Only lines holding the string "Output" are wanted; copy each one from the material.

[Begin RECORD SET]

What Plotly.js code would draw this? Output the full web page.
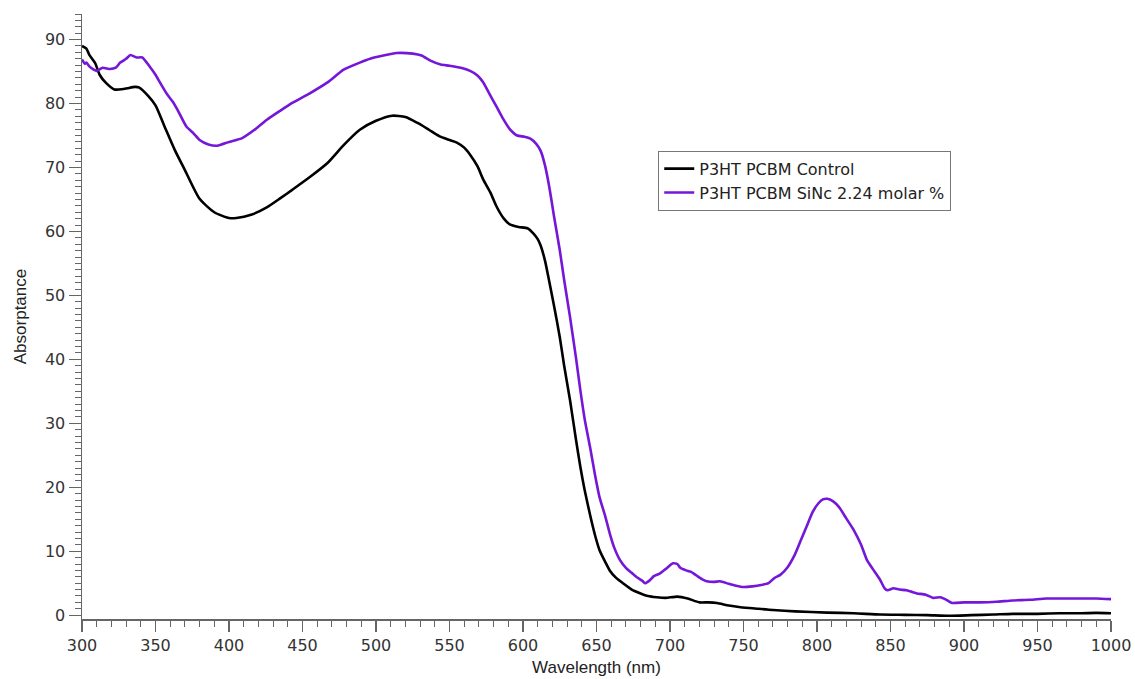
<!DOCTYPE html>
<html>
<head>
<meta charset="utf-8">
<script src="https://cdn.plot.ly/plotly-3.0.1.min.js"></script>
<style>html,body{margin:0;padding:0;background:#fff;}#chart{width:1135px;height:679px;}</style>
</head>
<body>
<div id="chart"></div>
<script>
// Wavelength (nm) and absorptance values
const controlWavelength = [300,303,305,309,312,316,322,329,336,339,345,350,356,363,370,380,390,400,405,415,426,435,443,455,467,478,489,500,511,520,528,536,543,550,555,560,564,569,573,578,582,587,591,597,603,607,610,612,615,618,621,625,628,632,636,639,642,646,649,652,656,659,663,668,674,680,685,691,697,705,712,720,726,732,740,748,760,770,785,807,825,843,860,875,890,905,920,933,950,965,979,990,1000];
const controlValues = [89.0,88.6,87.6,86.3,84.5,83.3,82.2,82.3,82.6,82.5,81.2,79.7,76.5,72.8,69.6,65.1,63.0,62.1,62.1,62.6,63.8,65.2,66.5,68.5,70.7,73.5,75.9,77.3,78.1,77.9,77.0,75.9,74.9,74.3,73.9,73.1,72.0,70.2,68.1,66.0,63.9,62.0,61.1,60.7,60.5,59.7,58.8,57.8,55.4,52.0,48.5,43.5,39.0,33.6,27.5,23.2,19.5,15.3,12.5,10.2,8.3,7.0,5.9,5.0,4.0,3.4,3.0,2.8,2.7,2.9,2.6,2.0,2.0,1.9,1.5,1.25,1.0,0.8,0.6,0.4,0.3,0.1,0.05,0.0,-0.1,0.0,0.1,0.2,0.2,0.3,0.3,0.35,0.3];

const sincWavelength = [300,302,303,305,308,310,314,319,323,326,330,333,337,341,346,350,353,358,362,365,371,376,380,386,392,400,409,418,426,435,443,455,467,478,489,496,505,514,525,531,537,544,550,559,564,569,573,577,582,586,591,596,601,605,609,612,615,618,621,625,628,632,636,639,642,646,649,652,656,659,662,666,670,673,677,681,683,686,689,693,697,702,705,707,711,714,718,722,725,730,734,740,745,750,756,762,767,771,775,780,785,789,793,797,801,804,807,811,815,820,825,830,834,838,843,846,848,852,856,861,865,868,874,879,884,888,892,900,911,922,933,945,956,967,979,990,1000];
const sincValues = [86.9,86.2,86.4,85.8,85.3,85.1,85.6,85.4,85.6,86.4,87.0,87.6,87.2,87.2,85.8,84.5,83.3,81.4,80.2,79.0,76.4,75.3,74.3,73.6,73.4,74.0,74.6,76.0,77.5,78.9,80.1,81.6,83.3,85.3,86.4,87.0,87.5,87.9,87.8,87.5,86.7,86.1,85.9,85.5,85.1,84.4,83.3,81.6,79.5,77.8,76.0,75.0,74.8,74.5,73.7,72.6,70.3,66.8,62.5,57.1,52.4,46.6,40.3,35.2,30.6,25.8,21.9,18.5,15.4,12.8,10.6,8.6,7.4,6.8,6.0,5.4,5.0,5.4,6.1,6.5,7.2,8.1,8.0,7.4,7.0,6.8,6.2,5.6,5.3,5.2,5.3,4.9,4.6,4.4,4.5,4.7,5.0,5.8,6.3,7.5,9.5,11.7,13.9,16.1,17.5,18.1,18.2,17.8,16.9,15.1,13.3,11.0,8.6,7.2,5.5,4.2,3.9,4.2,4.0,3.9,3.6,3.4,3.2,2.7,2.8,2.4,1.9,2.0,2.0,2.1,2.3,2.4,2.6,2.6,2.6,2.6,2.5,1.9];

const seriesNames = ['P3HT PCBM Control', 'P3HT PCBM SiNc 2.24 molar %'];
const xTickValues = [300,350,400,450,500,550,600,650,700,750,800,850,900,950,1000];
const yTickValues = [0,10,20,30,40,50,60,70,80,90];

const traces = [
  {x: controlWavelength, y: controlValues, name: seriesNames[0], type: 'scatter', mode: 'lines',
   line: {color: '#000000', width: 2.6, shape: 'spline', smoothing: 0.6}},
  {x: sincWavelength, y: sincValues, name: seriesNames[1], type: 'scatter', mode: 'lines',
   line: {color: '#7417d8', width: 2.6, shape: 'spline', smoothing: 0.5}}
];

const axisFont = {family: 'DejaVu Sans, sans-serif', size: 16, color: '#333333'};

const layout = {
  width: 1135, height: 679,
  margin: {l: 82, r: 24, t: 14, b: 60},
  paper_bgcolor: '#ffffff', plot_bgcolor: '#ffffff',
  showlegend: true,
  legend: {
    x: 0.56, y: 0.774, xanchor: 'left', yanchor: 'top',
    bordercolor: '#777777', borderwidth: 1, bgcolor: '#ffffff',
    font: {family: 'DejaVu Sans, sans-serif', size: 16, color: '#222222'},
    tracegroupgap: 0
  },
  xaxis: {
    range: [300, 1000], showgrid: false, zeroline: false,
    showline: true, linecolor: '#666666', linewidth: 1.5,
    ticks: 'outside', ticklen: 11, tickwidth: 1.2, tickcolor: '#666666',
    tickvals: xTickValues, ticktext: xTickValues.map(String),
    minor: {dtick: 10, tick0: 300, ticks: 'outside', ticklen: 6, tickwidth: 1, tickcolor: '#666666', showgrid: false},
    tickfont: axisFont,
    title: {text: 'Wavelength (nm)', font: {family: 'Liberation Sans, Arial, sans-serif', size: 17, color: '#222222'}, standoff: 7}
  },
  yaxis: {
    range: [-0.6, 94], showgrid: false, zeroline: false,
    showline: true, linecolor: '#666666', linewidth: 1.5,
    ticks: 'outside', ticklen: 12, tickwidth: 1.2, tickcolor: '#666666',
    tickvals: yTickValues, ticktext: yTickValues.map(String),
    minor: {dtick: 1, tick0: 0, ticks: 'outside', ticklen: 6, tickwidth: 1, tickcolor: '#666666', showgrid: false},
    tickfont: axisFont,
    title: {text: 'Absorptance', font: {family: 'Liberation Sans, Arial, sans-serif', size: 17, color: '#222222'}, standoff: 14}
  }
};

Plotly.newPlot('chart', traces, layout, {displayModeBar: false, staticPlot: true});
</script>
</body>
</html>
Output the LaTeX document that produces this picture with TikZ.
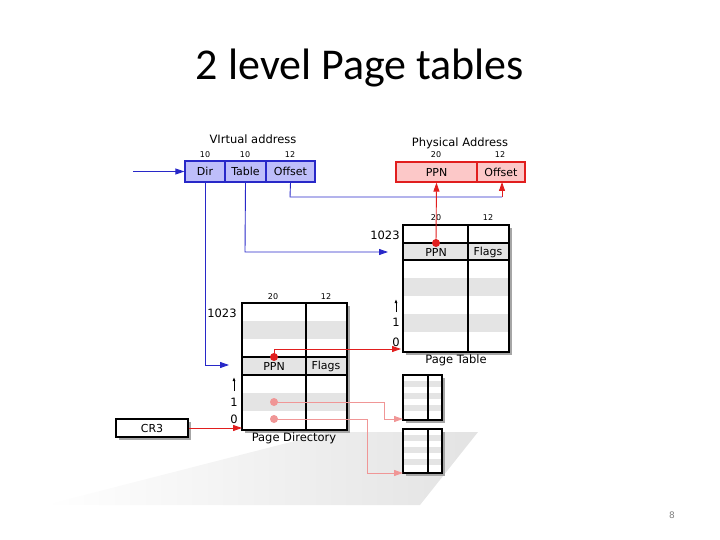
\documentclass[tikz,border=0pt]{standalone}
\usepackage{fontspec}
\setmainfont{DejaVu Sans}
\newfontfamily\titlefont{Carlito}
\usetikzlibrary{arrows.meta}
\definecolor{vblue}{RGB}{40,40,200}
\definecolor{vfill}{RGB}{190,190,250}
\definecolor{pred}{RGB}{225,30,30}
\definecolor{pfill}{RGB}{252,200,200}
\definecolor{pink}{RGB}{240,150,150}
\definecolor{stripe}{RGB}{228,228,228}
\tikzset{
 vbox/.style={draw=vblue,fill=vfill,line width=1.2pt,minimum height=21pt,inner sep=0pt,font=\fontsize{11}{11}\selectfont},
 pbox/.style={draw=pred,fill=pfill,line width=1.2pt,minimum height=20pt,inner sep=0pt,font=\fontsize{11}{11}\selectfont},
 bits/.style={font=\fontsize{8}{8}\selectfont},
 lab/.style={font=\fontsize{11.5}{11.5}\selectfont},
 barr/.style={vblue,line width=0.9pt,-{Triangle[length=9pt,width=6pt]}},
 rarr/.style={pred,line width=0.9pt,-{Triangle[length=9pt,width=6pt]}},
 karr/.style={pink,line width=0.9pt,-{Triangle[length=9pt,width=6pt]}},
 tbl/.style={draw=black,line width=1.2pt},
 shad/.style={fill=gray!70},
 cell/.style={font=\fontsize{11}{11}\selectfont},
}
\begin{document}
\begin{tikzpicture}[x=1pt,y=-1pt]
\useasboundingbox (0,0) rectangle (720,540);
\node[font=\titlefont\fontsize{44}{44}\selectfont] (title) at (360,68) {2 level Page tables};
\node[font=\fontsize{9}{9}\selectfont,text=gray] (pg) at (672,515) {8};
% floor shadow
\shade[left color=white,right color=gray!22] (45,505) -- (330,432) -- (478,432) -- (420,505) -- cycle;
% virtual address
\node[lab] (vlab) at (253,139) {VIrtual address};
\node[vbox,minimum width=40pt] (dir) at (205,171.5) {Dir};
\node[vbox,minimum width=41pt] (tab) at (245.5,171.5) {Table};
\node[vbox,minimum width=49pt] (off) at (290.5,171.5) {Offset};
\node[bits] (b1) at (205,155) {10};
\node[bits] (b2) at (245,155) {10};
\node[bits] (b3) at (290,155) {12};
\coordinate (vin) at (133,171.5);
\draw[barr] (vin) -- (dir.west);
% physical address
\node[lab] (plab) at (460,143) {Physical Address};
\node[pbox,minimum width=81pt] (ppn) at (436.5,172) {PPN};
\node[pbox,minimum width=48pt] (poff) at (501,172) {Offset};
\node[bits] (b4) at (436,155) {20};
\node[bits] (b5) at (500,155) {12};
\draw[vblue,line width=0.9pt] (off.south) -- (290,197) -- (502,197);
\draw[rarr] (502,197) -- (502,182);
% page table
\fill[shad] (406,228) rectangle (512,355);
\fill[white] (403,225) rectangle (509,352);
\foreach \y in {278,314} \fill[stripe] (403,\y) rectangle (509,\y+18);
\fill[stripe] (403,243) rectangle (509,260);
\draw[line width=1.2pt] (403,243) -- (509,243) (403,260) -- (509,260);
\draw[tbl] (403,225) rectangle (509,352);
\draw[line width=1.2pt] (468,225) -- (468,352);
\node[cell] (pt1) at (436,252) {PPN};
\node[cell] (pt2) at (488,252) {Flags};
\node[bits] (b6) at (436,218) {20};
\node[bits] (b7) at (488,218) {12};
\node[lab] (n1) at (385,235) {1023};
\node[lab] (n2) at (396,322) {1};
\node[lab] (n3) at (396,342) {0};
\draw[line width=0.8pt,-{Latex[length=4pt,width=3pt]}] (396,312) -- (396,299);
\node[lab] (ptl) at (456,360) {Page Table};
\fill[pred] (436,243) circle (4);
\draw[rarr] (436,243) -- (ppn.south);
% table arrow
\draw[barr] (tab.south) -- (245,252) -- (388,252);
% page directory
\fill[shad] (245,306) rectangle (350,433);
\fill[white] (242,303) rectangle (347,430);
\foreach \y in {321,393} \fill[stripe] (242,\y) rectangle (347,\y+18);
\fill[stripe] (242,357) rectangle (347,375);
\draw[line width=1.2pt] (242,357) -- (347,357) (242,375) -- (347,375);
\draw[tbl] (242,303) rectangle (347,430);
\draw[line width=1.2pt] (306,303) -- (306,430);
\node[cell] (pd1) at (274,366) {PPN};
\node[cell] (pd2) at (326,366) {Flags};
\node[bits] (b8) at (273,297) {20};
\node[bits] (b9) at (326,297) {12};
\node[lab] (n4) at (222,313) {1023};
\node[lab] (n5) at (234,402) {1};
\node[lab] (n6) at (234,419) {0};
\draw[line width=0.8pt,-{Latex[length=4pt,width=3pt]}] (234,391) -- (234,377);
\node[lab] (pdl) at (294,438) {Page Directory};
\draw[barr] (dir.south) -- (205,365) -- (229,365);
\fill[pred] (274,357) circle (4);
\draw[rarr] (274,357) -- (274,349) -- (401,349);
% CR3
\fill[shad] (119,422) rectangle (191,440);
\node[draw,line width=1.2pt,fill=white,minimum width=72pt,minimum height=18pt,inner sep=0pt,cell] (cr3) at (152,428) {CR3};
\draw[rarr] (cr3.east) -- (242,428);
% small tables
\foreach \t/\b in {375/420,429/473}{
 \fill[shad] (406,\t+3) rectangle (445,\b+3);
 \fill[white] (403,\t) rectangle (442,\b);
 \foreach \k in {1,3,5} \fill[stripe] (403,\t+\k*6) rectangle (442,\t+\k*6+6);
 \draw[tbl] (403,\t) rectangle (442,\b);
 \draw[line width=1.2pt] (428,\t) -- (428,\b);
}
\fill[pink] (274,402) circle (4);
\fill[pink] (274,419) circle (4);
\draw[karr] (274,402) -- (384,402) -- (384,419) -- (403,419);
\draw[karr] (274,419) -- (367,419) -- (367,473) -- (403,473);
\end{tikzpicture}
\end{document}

[End RECORD SET]

WRITTEN SOLUTION:
What Plotly.js code would draw this? Output the full web page.
Output the LaTeX document that produces this picture with TikZ.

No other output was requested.